- _TASK GOAL_
Word for word, transcribe the lines below and drop the pictures.
▶
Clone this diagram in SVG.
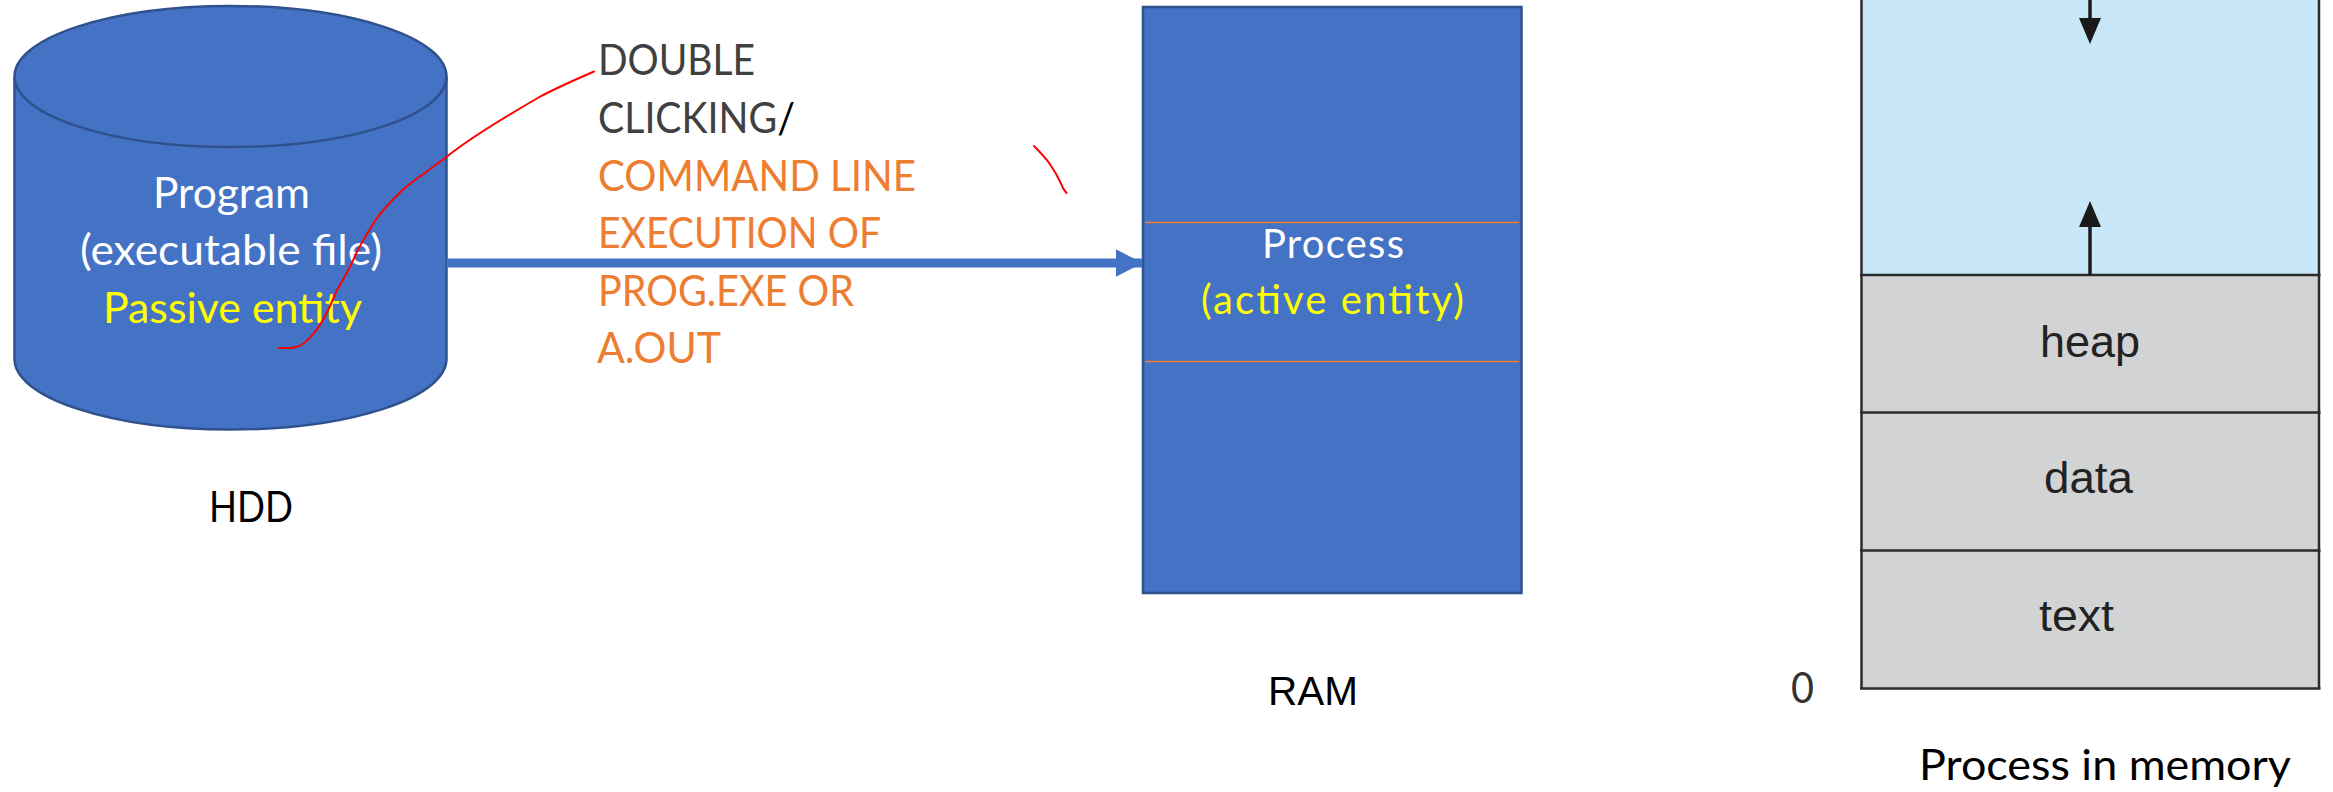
<svg xmlns="http://www.w3.org/2000/svg" width="2333" height="792" viewBox="0 0 2333 792">
  <style>
    .cal { font-family: Lato, "Open Sans", "Liberation Sans", sans-serif; }
    .helv { font-family: "Liberation Sans", Arial, sans-serif; }
    .blue { fill: #4472C4; stroke: #2F528F; stroke-width: 2.5; }
    .white { fill: #FFFFFF; }
    .yellow { fill: #FFFF00; }
    .grey-txt { fill: #404040; }
    .orange { fill: #ED7D31; }
    .seg { stroke: #2B2B2B; stroke-width: 2.5; }
    .ink { fill: none; stroke: #FF0000; stroke-width: 2; stroke-linecap: round; stroke-linejoin: round; }
    .mem-arrow { stroke: #1A1A1A; stroke-width: 3.5; fill: none; }
  </style>
  <defs>
    <marker id="blue-head" markerUnits="userSpaceOnUse" markerWidth="30" markerHeight="30" refX="27" refY="14" orient="auto">
      <path d="M0,0 L27,14 L0,28 Z" fill="#4472C4"/>
    </marker>
  </defs>

  <rect width="2333" height="792" fill="#FFFFFF"/>

  <!-- Hard disk cylinder -->
  <g id="hdd">
    <path class="blue" d="M14.5,77 L14.5,359 A216,70.5 0 0 0 446.5,359 L446.5,77"/>
    <ellipse class="blue" cx="230.5" cy="76.5" rx="216" ry="70.5"/>
    <text class="cal white" x="153" y="208" font-size="42" textLength="157" lengthAdjust="spacingAndGlyphs">Program</text>
    <text class="cal white" x="80" y="265" font-size="42" textLength="302" lengthAdjust="spacingAndGlyphs">(executable file)</text>
    <text class="cal yellow" x="103" y="323" font-size="42" textLength="259" lengthAdjust="spacingAndGlyphs">Passive entity</text>
  </g>

  <g id="hdd-label">
    <text class="cal" x="209" y="522" font-size="42" fill="#000000" textLength="84" lengthAdjust="spacingAndGlyphs">HDD</text>
  </g>

  <!-- Launch description -->
  <g id="launch-label">
    <text class="cal grey-txt" x="598" y="75" font-size="42" textLength="157" lengthAdjust="spacingAndGlyphs">DOUBLE</text>
    <text class="cal grey-txt" x="598" y="133" font-size="42" textLength="197" lengthAdjust="spacingAndGlyphs">CLICKING<tspan fill="#000000">/</tspan></text>
    <text class="cal orange" x="598" y="191" font-size="42" textLength="318" lengthAdjust="spacingAndGlyphs">COMMAND LINE</text>
    <text class="cal orange" x="598" y="248" font-size="42" textLength="283" lengthAdjust="spacingAndGlyphs">EXECUTION OF</text>
    <text class="cal orange" x="598" y="306" font-size="42" textLength="256" lengthAdjust="spacingAndGlyphs">PROG.EXE OR</text>
    <text class="cal orange" x="597" y="363" font-size="42" textLength="124" lengthAdjust="spacingAndGlyphs">A.OUT</text>
  </g>

  <!-- Main memory -->
  <g id="ram">
    <rect class="blue" x="1143" y="7" width="378.5" height="586"/>
    <line x1="1145" y1="222.5" x2="1519" y2="222.5" stroke="#ED7D31" stroke-width="1.5"/>
    <line x1="1145" y1="361.5" x2="1519" y2="361.5" stroke="#ED7D31" stroke-width="1.5"/>
    <text class="cal white" x="1262" y="258" font-size="40" textLength="142" lengthAdjust="spacing">Process</text>
    <text class="cal yellow" x="1201" y="314" font-size="40" textLength="263" lengthAdjust="spacing">(active entity)</text>
  </g>

  <g id="ram-label">
    <text class="helv" x="1268" y="705" font-size="40" fill="#000000" textLength="90" lengthAdjust="spacingAndGlyphs">RAM</text>
  </g>

  <!-- Process address space -->
  <g id="process-memory">
    <rect x="1861.5" y="-5" width="457.5" height="280" fill="#C7E6F8"/>
    <rect x="1861.5" y="275" width="457.5" height="413.5" fill="#D2D3D5"/>
    <line class="seg" x1="1861.5" y1="-5" x2="1861.5" y2="688.5"/>
    <line class="seg" x1="2319" y1="-5" x2="2319" y2="688.5"/>
    <line class="seg" x1="1860" y1="275" x2="2320.5" y2="275"/>
    <line class="seg" x1="1860" y1="412.5" x2="2320.5" y2="412.5"/>
    <line class="seg" x1="1860" y1="550.5" x2="2320.5" y2="550.5"/>
    <line class="seg" x1="1860" y1="688.5" x2="2320.5" y2="688.5"/>
    <line class="mem-arrow" x1="2090" y1="-2" x2="2090" y2="22"/>
    <path d="M2079,18 L2101,18 L2090,44 Z" fill="#1A1A1A"/>
    <line class="mem-arrow" x1="2090" y1="275" x2="2090" y2="222"/>
    <path d="M2079,227 L2101,227 L2090,201 Z" fill="#1A1A1A"/>
    <text class="helv" x="2040" y="357" font-size="45" fill="#222222" textLength="100" lengthAdjust="spacingAndGlyphs">heap</text>
    <text class="helv" x="2044" y="493" font-size="45" fill="#222222" textLength="89" lengthAdjust="spacingAndGlyphs">data</text>
    <text class="helv" x="2039" y="631" font-size="45" fill="#222222" textLength="75" lengthAdjust="spacingAndGlyphs">text</text>
    <text class="cal" x="1791" y="703" font-size="42" fill="#333333" textLength="23" lengthAdjust="spacingAndGlyphs">0</text>
    <text class="cal" x="1919" y="780" font-size="42" fill="#000000" textLength="372" lengthAdjust="spacingAndGlyphs">Process in memory</text>
  </g>

  <!-- Connectors -->
  <g id="connectors">
    <line x1="446.5" y1="263" x2="1142.5" y2="263" stroke="#4472C4" stroke-width="9" marker-end="url(#blue-head)"/>
  </g>

  <!-- Hand-drawn pen marks -->
  <g id="pen-marks">
    <path class="ink" d="M594,71.5 C570,82 552,90 539.5,97 C510,114 475,135 451.5,153 C430,170 412,181 401.5,191 C389,203 381,212 375,221 C366,235 361,243 356,254 C349,270 343,280 337,290 C330,307 322,324 314,333 C306,343 300,347 294.5,347.5 C288,348.5 283,348 279,348"/>
    <path class="ink" d="M1034,146 C1042,154 1047,160 1049.5,163.5 C1054,170 1058,177 1061,183.5 C1062,187 1064,190 1066.5,193"/>
  </g>
</svg>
◀
- _SOLVED EXERCISE_
Clone this diagram in SVG.
<svg xmlns="http://www.w3.org/2000/svg" width="2333" height="792" viewBox="0 0 2333 792">
  <style>
    .cal { font-family: Lato, "Open Sans", "Liberation Sans", sans-serif; }
    .helv { font-family: "Liberation Sans", Arial, sans-serif; }
    .blue { fill: #4472C4; stroke: #2F528F; stroke-width: 2.5; }
    .white { fill: #FFFFFF; }
    .yellow { fill: #FFFF00; }
    .grey-txt { fill: #404040; }
    .orange { fill: #ED7D31; }
    .seg { stroke: #2B2B2B; stroke-width: 2.5; }
    .ink { fill: none; stroke: #FF0000; stroke-width: 2; stroke-linecap: round; stroke-linejoin: round; }
    .mem-arrow { stroke: #1A1A1A; stroke-width: 3.5; fill: none; }
  </style>
  <defs>
    <marker id="blue-head" markerUnits="userSpaceOnUse" markerWidth="30" markerHeight="30" refX="27" refY="14" orient="auto">
      <path d="M0,0 L27,14 L0,28 Z" fill="#4472C4"/>
    </marker>
  </defs>

  <rect width="2333" height="792" fill="#FFFFFF"/>

  <!-- Hard disk cylinder -->
  <g id="hdd">
    <path class="blue" d="M14.5,77 L14.5,359 A216,70.5 0 0 0 446.5,359 L446.5,77"/>
    <ellipse class="blue" cx="230.5" cy="76.5" rx="216" ry="70.5"/>
    <text class="cal white" x="153" y="208" font-size="42" textLength="157" lengthAdjust="spacingAndGlyphs">Program</text>
    <text class="cal white" x="80" y="265" font-size="42" textLength="302" lengthAdjust="spacingAndGlyphs">(executable file)</text>
    <text class="cal yellow" x="103" y="323" font-size="42" textLength="259" lengthAdjust="spacingAndGlyphs">Passive entity</text>
  </g>

  <g id="hdd-label">
    <text class="cal" x="209" y="522" font-size="42" fill="#000000" textLength="84" lengthAdjust="spacingAndGlyphs">HDD</text>
  </g>

  <!-- Launch description -->
  <g id="launch-label">
    <text class="cal grey-txt" x="598" y="75" font-size="42" textLength="157" lengthAdjust="spacingAndGlyphs">DOUBLE</text>
    <text class="cal grey-txt" x="598" y="133" font-size="42" textLength="197" lengthAdjust="spacingAndGlyphs">CLICKING<tspan fill="#000000">/</tspan></text>
    <text class="cal orange" x="598" y="191" font-size="42" textLength="318" lengthAdjust="spacingAndGlyphs">COMMAND LINE</text>
    <text class="cal orange" x="598" y="248" font-size="42" textLength="283" lengthAdjust="spacingAndGlyphs">EXECUTION OF</text>
    <text class="cal orange" x="598" y="306" font-size="42" textLength="256" lengthAdjust="spacingAndGlyphs">PROG.EXE OR</text>
    <text class="cal orange" x="597" y="363" font-size="42" textLength="124" lengthAdjust="spacingAndGlyphs">A.OUT</text>
  </g>

  <!-- Main memory -->
  <g id="ram">
    <rect class="blue" x="1143" y="7" width="378.5" height="586"/>
    <line x1="1145" y1="222.5" x2="1519" y2="222.5" stroke="#ED7D31" stroke-width="1.5"/>
    <line x1="1145" y1="361.5" x2="1519" y2="361.5" stroke="#ED7D31" stroke-width="1.5"/>
    <text class="cal white" x="1262" y="258" font-size="40" textLength="142" lengthAdjust="spacing">Process</text>
    <text class="cal yellow" x="1201" y="314" font-size="40" textLength="263" lengthAdjust="spacing">(active entity)</text>
  </g>

  <g id="ram-label">
    <text class="helv" x="1268" y="705" font-size="40" fill="#000000" textLength="90" lengthAdjust="spacingAndGlyphs">RAM</text>
  </g>

  <!-- Process address space -->
  <g id="process-memory">
    <rect x="1861.5" y="-5" width="457.5" height="280" fill="#C7E6F8"/>
    <rect x="1861.5" y="275" width="457.5" height="413.5" fill="#D2D3D5"/>
    <line class="seg" x1="1861.5" y1="-5" x2="1861.5" y2="688.5"/>
    <line class="seg" x1="2319" y1="-5" x2="2319" y2="688.5"/>
    <line class="seg" x1="1860" y1="275" x2="2320.5" y2="275"/>
    <line class="seg" x1="1860" y1="412.5" x2="2320.5" y2="412.5"/>
    <line class="seg" x1="1860" y1="550.5" x2="2320.5" y2="550.5"/>
    <line class="seg" x1="1860" y1="688.5" x2="2320.5" y2="688.5"/>
    <line class="mem-arrow" x1="2090" y1="-2" x2="2090" y2="22"/>
    <path d="M2079,18 L2101,18 L2090,44 Z" fill="#1A1A1A"/>
    <line class="mem-arrow" x1="2090" y1="275" x2="2090" y2="222"/>
    <path d="M2079,227 L2101,227 L2090,201 Z" fill="#1A1A1A"/>
    <text class="helv" x="2040" y="357" font-size="45" fill="#222222" textLength="100" lengthAdjust="spacingAndGlyphs">heap</text>
    <text class="helv" x="2044" y="493" font-size="45" fill="#222222" textLength="89" lengthAdjust="spacingAndGlyphs">data</text>
    <text class="helv" x="2039" y="631" font-size="45" fill="#222222" textLength="75" lengthAdjust="spacingAndGlyphs">text</text>
    <text class="cal" x="1791" y="703" font-size="42" fill="#333333" textLength="23" lengthAdjust="spacingAndGlyphs">0</text>
    <text class="cal" x="1919" y="780" font-size="42" fill="#000000" textLength="372" lengthAdjust="spacingAndGlyphs">Process in memory</text>
  </g>

  <!-- Connectors -->
  <g id="connectors">
    <line x1="446.5" y1="263" x2="1142.5" y2="263" stroke="#4472C4" stroke-width="9" marker-end="url(#blue-head)"/>
  </g>

  <!-- Hand-drawn pen marks -->
  <g id="pen-marks">
    <path class="ink" d="M594,71.5 C570,82 552,90 539.5,97 C510,114 475,135 451.5,153 C430,170 412,181 401.5,191 C389,203 381,212 375,221 C366,235 361,243 356,254 C349,270 343,280 337,290 C330,307 322,324 314,333 C306,343 300,347 294.5,347.5 C288,348.5 283,348 279,348"/>
    <path class="ink" d="M1034,146 C1042,154 1047,160 1049.5,163.5 C1054,170 1058,177 1061,183.5 C1062,187 1064,190 1066.5,193"/>
  </g>
</svg>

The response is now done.